The Terrible Writings of Quentin Montejo
Serial experiments on a fallen archangel who only wanted to regain just one wing back
Free of the World. Rain worshipper. Hermit. Tormented mind. Caged spirit. Defiant and eternal enemy of Destiny and Fate. Poet. Scientist. Artist. Daydreamer. He who laughs. Slacker. Sleeper. Romancer of wings and clouds. Fiercely independent. He who is ponderous. Games and anime junkie. Four eyes. Caveman. Nature-lover. He who doesn't think that hard. Non-smoker. Music-junkie. Counter of blessings. Guitar-hugger. He who simply wants what everybody else would like to be in this world and the next -- to be happy.
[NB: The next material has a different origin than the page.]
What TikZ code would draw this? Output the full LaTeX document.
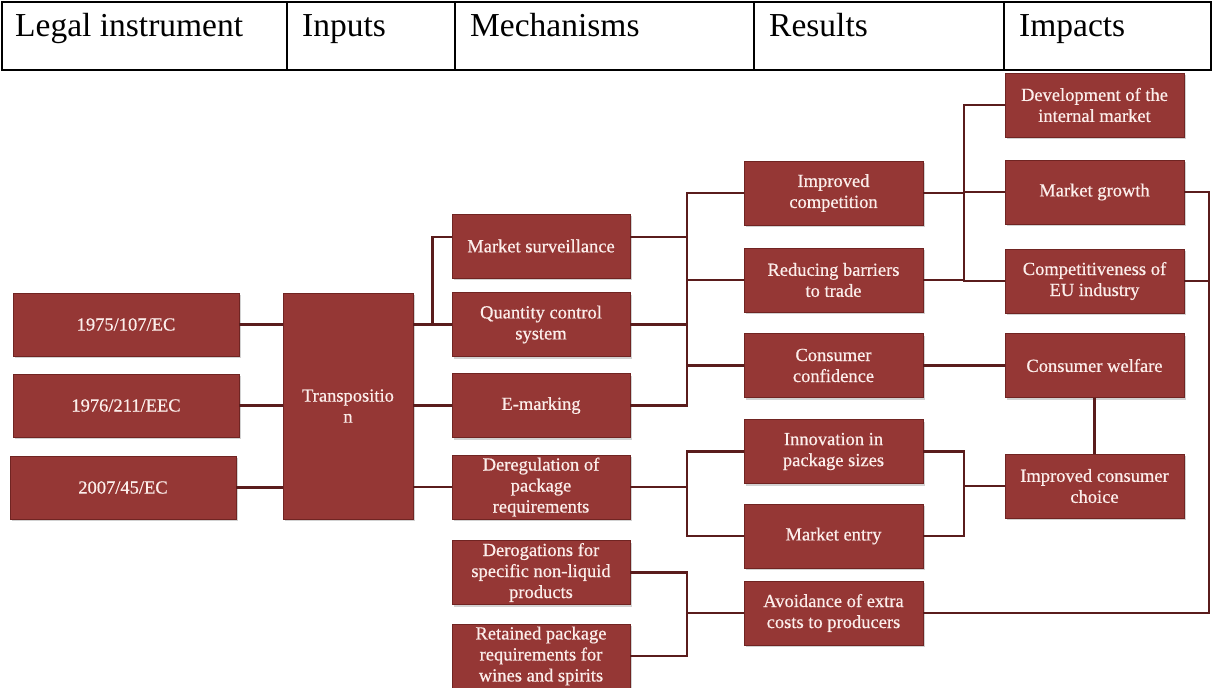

Wednesday, December 20, 2006
Christmas Thoughts / Random Pictures: Ever So Near
I am waiting for something.
I know it's just there, but I don't know how to get it. I am doing something but, my instincts say, "wait a little more". Wait. A serene sense of calm has come to me these past days. Yeah I still have tons to do, but I no longer feel like a stress ball.
My death is coming middle of next week, and for certain, I can do nothing about it. Yet in a way, it's okay. It's alright. I know that I will still carry on despite my limitations.
And then, that something ...
It drives me ya'know? That if I get it, the rest is all planned and I don't have to fret anymore. It took a while for me to make up my mind about it. And even if it doesn't come to me, it's still okay. It's alright.
"Don't get ahead of yourself", a voice in my mind is saying. "Maintain the pace, do not skin your knees". Then another voice would be saying "Okay, okay". And pretty soon, other voices would come chiming in and I'd be a good candidate for some serious psychotherapy.
Evil voices, nooooooooooo
Met up with my ex-team leader this day's lunch (oi Anne, sayang wala ka). I sooo missed that woman. Back in the days at Aboitiz, we had gone through a lot of trials, tribulations, sleepless nights, and weekend overtimes. It's good to know you have people by your side when the worst comes to pass. I mean, personally, I don't rely on anyone when I'm getting battered at work.
I dunno what would've happened to me if not for her. I probably would have a few years of my life shaved because of the stress. Her presence has a calming effect in the office (but stresses me out when me and the guys were secretly playing Starcraft haha!).
Anyway, would've love to work with her again if ever we get a stint in the US. She still remembers how I love eating pasta. I'm just glad she's here ^_^ hugged her goodbye before we came back to the office.
There's another woman I miss too, but I don't think I'll ever see her anytime soon. Wonder how she's doing =_= I think I'll squeeze her to death if I see her (considering she's sort of fragile ... I'll do it anyway haha)
I see you, you see me
Darn, I have so many pics on my phone that I wanted to post. Ever since I moved out of my last company, I haven't gone to uploading them in photobucket. Lots of interesting stuff.